Interview: Helal Saeed Al Marri
How can Dubai ensure that hotel supply continues to grow but that it does not outpace demand?
HELAL SAEED AL MARRI: We have no concerns about supply outpacing demand, in fact it is quite the reverse. An essential part of our tourism vision is to ensure that Dubai has the required hotel capacity in place to cater to 20m visitors annually by 2020, with an adequate mix of options across different budget levels. We have seen an increase in hotel and apartment occupancy and revenue per available room in the first half of 2013; the sector has been following an upward trend for some time. This increase has taken place in tandem with growth in the numbers of hotels and hotel rooms – with 603 hotels and hotel apartments operating in the city at the end of June 2013, up from 587 at the end of the same period of 2012. The same period saw the creation of an additional 5484 rooms, taking the total to 81,492, a rise of 7.2%. It is obviously good news that our hotels’ revenues are increasing, but we do not want to see rates rise to the extent that the city loses its competitive edge. It is also important that we continue to broaden our offerings, and at DTCM we are working on a number of initiatives to make this a reality. For example, we recently announced an incentive to encourage the hotel industry to develop more mid-market hotels.
How does Dubai’s tourism sector compare regionally, and what makes it an attractive destination?
AL MARRI: According to the latest UN World Tourism Organisation figures, the Middle East as a whole returned to growth in the first half of 2013, recording a year-on-year increase of 13%. This is encouraging. When we look at Dubai’s own figures for the first half of the year, we see sustainable, steady growth in visitor numbers, up 11.1%, with total visitors from January to June exceeding 5.5m.
Our biggest source market continues to be Saudi Arabia, which recorded strong growth in the first half of 2013, higher than any other Gulf country. We are also seeing growth from first-time global travellers. As the middle class expands in India and China, people are looking to travel abroad, and many are choosing to come to Dubai with family entertainment, shopping and leisure high on their agenda. To capitalise on this, DTCM recently opened its fourth office in China, which is located in Chengdu In an attempt to improve the UAE’s positioning as a leading family destination, particular attention will be given to ongoing development of new festivals, enhancing our coastline and improving the packaging of our cultural and heritage attractions.

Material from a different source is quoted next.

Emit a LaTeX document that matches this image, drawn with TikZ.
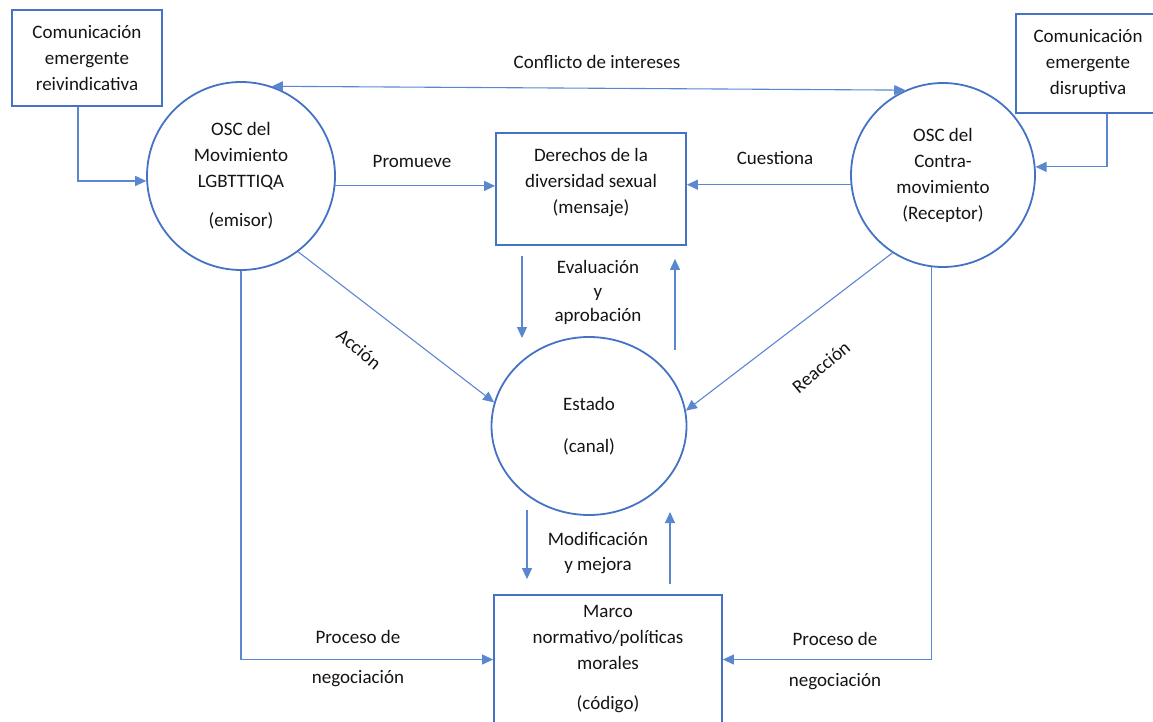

What immediate opportunities does Dubai Tourism Vision 2020 create for greater private sector participation in the tourism industry?
AL MARRI: Having clear aims for the sector as a whole is an essential part of planning for success, and public and private players have a stake in the future of Dubai’s tourism achievements. This includes collaboration, integration and cross-promotion of our airlines, hotels, attractions, entertainment, restaurants, and public and private transport. It is crucial for all of us to be able to focus our efforts where they are most effective. We can best use and pool our resources through shared marketing activities, packages created around important events on the Dubai calendar and targeted outreach efforts to attract certain markets or segments, like families or couples tourism. Together, we can support the growth of niche travel segments such as marine tourism – diving, kite-surfing, wakeboarding, yachting and fishing – or adventure activities – such as sky-diving and dune bashing – to appeal to the broadest of audiences, which will boost the length of stay. Another example is the cruise sector – we see great potential in increasing the amount of visitors who use Dubai as the start of their cruise holiday. Business tourism is also a major priority and we need to continue to leverage Dubai’s location in the region.